= Quirindi Herald and District News =

Australian newspaper

Quirindi Herald and District News
(5 January 1906)

Quirindi Herald and District News was an English language newspaper published from 1905 to 1925 in Quirindi, 346 km (215 mi) NNW of Sydney, New South Wales, Australia.

==Newspaper history==
Quirindi Herald and District News was preceded by Quirindi Magpie, which was published from before 3 January 1899 (vol. 1, no. 45) until 30 May 1905 (vol. 7, no. 664). Also in publication before Quirindi Herald and District News was Quirindi Gazette and Liverpool Plains Advocate, which was published from 1885, although this title continued until 1925. On 3 July 1925, the Quirindi Advocate came into being and continues to this day.

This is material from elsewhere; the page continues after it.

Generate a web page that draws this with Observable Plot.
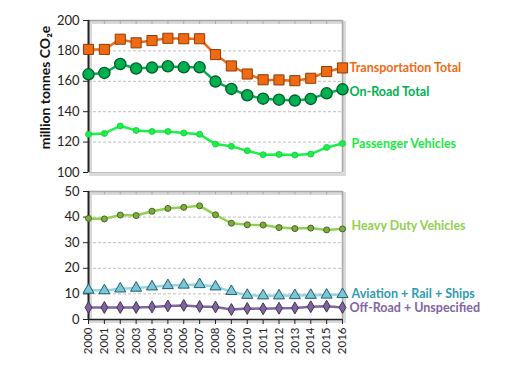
<!DOCTYPE html>
<html>
<head>
<meta charset="utf-8">
<script src="https://cdn.jsdelivr.net/npm/d3@7"></script>
<script src="https://cdn.jsdelivr.net/npm/@observablehq/plot@0.6"></script>
<style>
  html, body { margin: 0; padding: 0; background: #fff; }
  #chart { position: relative; width: 519px; height: 367px; font-family: Lato, "Open Sans", sans-serif; }
  #chart svg { position: absolute; left: 0; overflow: visible; }
</style>
</head>
<body>
<div id="chart"></div>
<script>
const years = [2000,2001,2002,2003,2004,2005,2006,2007,2008,2009,2010,2011,2012,2013,2014,2015,2016];
const transportationTotal = [181,181,187.7,185.3,186.8,188.3,188,188,177.6,170.1,164.8,161,160.9,160.4,162,166.4,168.8];
const onRoadTotal = [164.6,165.5,171.4,168.4,169,169.9,169.2,169.2,159.8,155,150.8,148.6,147.9,147.3,148.4,152.1,154.7];
const passengerVehicles = [125.1,125.7,130.6,127.7,127,127,126,125.1,118.7,117.2,114.3,111.7,111.9,111.5,112.1,116.5,119.1];
const heavyDutyVehicles = [39.5,39.3,40.8,40.6,42.3,43.4,43.8,44.4,40.9,37.6,37,36.9,35.9,35.5,35.7,35,35.4];
const aviationRailShips = [11.5,11.3,12,12.3,12.8,13.3,13.5,13.7,12.8,11,9.5,9.3,9.3,9.4,9.5,9.6,9.8];
const offRoadUnspecified = [4.7,4.7,4.7,4.7,4.9,5.3,5.5,5.1,4.9,3.9,4.3,4.2,4.4,4.5,5.0,5.2,4.7];
const topTicks = [100,120,140,160,180,200];
const bottomTicks = [0,10,20,30,40,50];
const seriesNames = ["Transportation Total","On-Road Total","Passenger Vehicles","Heavy Duty Vehicles","Aviation + Rail + Ships","Off-Road + Unspecified"];
const yLabel = "million tonnes CO₂e";

const rows = (vals) => years.map((y, i) => ({year: y, value: vals[i]}));
const last = (vals) => [{year: 2016, value: vals[vals.length - 1]}];
const FONT = "Lato, 'Open Sans', sans-serif";

function frameMarks(yMin, yMax, ticks) {
  return [
    Plot.frame({stroke: "#d9d9d9", strokeWidth: 3, dx: 2, dy: 2}),
    Plot.ruleY(ticks.filter(t => t > yMin && t < yMax), {stroke: "#bfbfbf", strokeDasharray: "3,2", strokeWidth: 1}),
    Plot.ruleY([yMax], {stroke: "#a6a6a6", strokeWidth: 1.5}),
    Plot.ruleX([2016], {stroke: "#a6a6a6", strokeWidth: 1.5}),
    Plot.ruleX(years.slice(1, -1), {x: d => d, y1: yMax, y2: yMax - (yMax - yMin) * 0.025, stroke: "#a6a6a6"})
  ];
}

const topPlot = Plot.plot({
  width: 519, height: 180,
  marginLeft: 88, marginRight: 177, marginTop: 20, marginBottom: 8,
  style: {fontFamily: FONT, overflow: "visible"},
  x: {domain: [2000, 2016], axis: null},
  y: {domain: [100, 200], axis: null},
  marks: [
    ...frameMarks(100, 200, topTicks),
    Plot.ruleY([100], {stroke: "#bfbfbf", strokeWidth: 1}),
    Plot.axisY({ticks: topTicks, label: null, tickSize: 5, tickPadding: 4, fontSize: 13, stroke: "#222", color: "#222"}),
    Plot.ruleX([2000], {stroke: "#222", strokeWidth: 2}),
    Plot.line(rows(passengerVehicles), {x: "year", y: "value", stroke: "#1af04a", strokeWidth: 2.5}),
    Plot.dot(rows(passengerVehicles), {x: "year", y: "value", r: 3, fill: "#1af04a", stroke: "#12c93a", strokeWidth: 0.8}),
    Plot.line(rows(onRoadTotal), {x: "year", y: "value", stroke: "#00b050", strokeWidth: 2.5}),
    Plot.dot(rows(onRoadTotal), {x: "year", y: "value", r: 5.6, fill: "#00b050", stroke: "#005a26", strokeWidth: 1.3}),
    Plot.line(rows(transportationTotal), {x: "year", y: "value", stroke: "#f06a14", strokeWidth: 2.5}),
    Plot.dot(rows(transportationTotal), {x: "year", y: "value", symbol: "square", r: 5.7, fill: "#f06a14", stroke: "#8a3e08", strokeWidth: 1}),
    Plot.text(last(transportationTotal), {x: "year", y: "value", text: () => seriesNames[0], dx: 7, dy: 0, textAnchor: "start", fill: "#f06a14", fontWeight: "bold", fontSize: 12.5}),
    Plot.text(last(onRoadTotal), {x: "year", y: "value", text: () => seriesNames[1], dx: 7, dy: 3, textAnchor: "start", fill: "#00b050", fontWeight: "bold", fontSize: 12.5}),
    Plot.text(last(passengerVehicles), {x: "year", y: "value", text: () => seriesNames[2], dx: 9, dy: 1, textAnchor: "start", fill: "#1ae846", fontWeight: "bold", fontSize: 12.5}),
    Plot.text([0], {frameAnchor: "left", dx: -43, dy: -9, rotate: -90, textAnchor: "middle", text: () => yLabel, fill: "#111", fontWeight: "bold", fontSize: 14})
  ]
});
topPlot.style.top = "0px";

const bottomPlot = Plot.plot({
  width: 519, height: 187,
  marginLeft: 88, marginRight: 177, marginTop: 11, marginBottom: 48,
  style: {fontFamily: FONT, overflow: "visible"},
  x: {domain: [2000, 2016], axis: null},
  y: {domain: [0, 50], axis: null},
  marks: [
    ...frameMarks(0, 50, bottomTicks),
    Plot.axisY({ticks: bottomTicks, label: null, tickSize: 5, tickPadding: 4, fontSize: 13, stroke: "#222", color: "#222"}),
    Plot.axisX({ticks: years, label: null, tickFormat: d => String(d), tickSize: 5, tickPadding: 3, tickRotate: -90, fontSize: 11.5, stroke: "#222", color: "#222"}),
    Plot.ruleY([0], {stroke: "#222", strokeWidth: 1.5}),
    Plot.ruleX([2000], {stroke: "#222", strokeWidth: 2}),
    Plot.line(rows(heavyDutyVehicles), {x: "year", y: "value", stroke: "#92d050", strokeWidth: 2.5}),
    Plot.dot(rows(heavyDutyVehicles), {x: "year", y: "value", r: 3, fill: "#77b03c", stroke: "#4f6228", strokeWidth: 1}),
    Plot.line(rows(aviationRailShips), {x: "year", y: "value", stroke: "#93d6e6", strokeWidth: 2.5}),
    Plot.dot(rows(aviationRailShips), {x: "year", y: "value", symbol: "triangle", r: 4.1, fill: "#7cc6d8", stroke: "#215f70", strokeWidth: 1}),
    Plot.line(rows(offRoadUnspecified), {x: "year", y: "value", stroke: "#8064a2", strokeWidth: 2.5}),
    Plot.dot(rows(offRoadUnspecified), {x: "year", y: "value", symbol: "diamond", r: 3.6, fill: "#8064a2", stroke: "#403152", strokeWidth: 1}),
    Plot.text(last(heavyDutyVehicles), {x: "year", y: "value", text: () => seriesNames[3], dx: 9, dy: -3, textAnchor: "start", fill: "#92d050", fontWeight: "bold", fontSize: 12.5}),
    Plot.text(last(aviationRailShips), {x: "year", y: "value", text: () => seriesNames[4], dx: 9, dy: 0, textAnchor: "start", fill: "#2e9bb3", fontWeight: "bold", fontSize: 12.5}),
    Plot.text(last(offRoadUnspecified), {x: "year", y: "value", text: () => seriesNames[5], dx: 7, dy: 1, textAnchor: "start", fill: "#8064a2", fontWeight: "bold", fontSize: 12.5})
  ]
});
bottomPlot.style.top = "180px";

const chart = document.getElementById("chart");
chart.appendChild(topPlot);
chart.appendChild(bottomPlot);
</script>
</body>
</html>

| Publication | Commenced publication | Ceased publication |
|---|---|---|
| Quirindi Magpie | Pre-January 1899 | 30 May 1905 |
| Quirindi Gazette and Liverpool Plains Advertiser | 1885 | 1925 |
| Quirindi Herald and District News | 1905 | 1925 |
| Quirindi Advocate | 3 July 1925 | ongoing |

==Digitisation==
Quirindi Herald and District News has been digitised as part of the Australian Newspapers Digitisation Program hosted by the National Library of Australia.